E chi riesce a estrapolare, dal loro significato originario, parole come «fare melina», oggi sdoganate dallo sport e usate dentro e fuori situazioni le più diverse. O la parola «forno» che al plurale (due forni) diventa espressione di giudizio politico. Certo pensando al forno, a noi gente comune viene in mente il fuoco. Entriamo ad esempio nella parola «fuoco» che il dizionario etimologico definisce come derivante dal latino focus, privo di connessioni indoeuropee evidenti. Ma a me pare che invece questa parola sia intessuta da un labile materiale sonoro, il crepitio di una fiamma. E qui ci vorrebbe una lunga disquisizione sulle parole che diventano forme partendo dai suoni, ma… Proviamo a uscirne: Sempre lo stesso vocabolario etimologico rimanda alla parola «atrium» – luogo del focolare, luogo attorno al quale si sviluppa il parlare.
Oggi si parla molto di sinergie dal greco «syn», insieme ed «ergon», opera azione.
Che poi si trasformi in allergia, ergastolo, chirurgo e taumaturgo non interessa a nessuno.
Ammaestrata dagli americani, che con la loro mobilissima lingua si possono inventare parole sandwich per esprimere i concetti più variegati, la parola va e nessuno la sa fermare. Cosa faranno i nostri linguisti che già con il congiuntivo hanno un bel po’ da tribolare?
A proposito di congiuntivo: uno spot televisivo che parla di serpenti e pesci sul congiuntivo proprio non ci prende. Abbiamo avuto domeniche senza macchina e ora ci godremo domeniche senza congiuntivi. E poi si dice che le parole non hanno peso.

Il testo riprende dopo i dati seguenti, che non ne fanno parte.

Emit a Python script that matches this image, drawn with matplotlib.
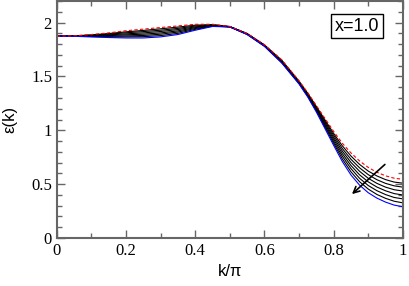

Sento mormorare ammonimenti apocalittici, anche questi non nuovi perché ripresi dal dotto vocabolarista Anton Maria Salvini (16531729) che così si esprimeva (espresse?, si è espresso?): «Darassi una Babilonia di stili e di favelle orribili: ognuno farà testo nella lingua: innonderanno i solecismi: e si farà un gergo e un miscuglio barbarissimo».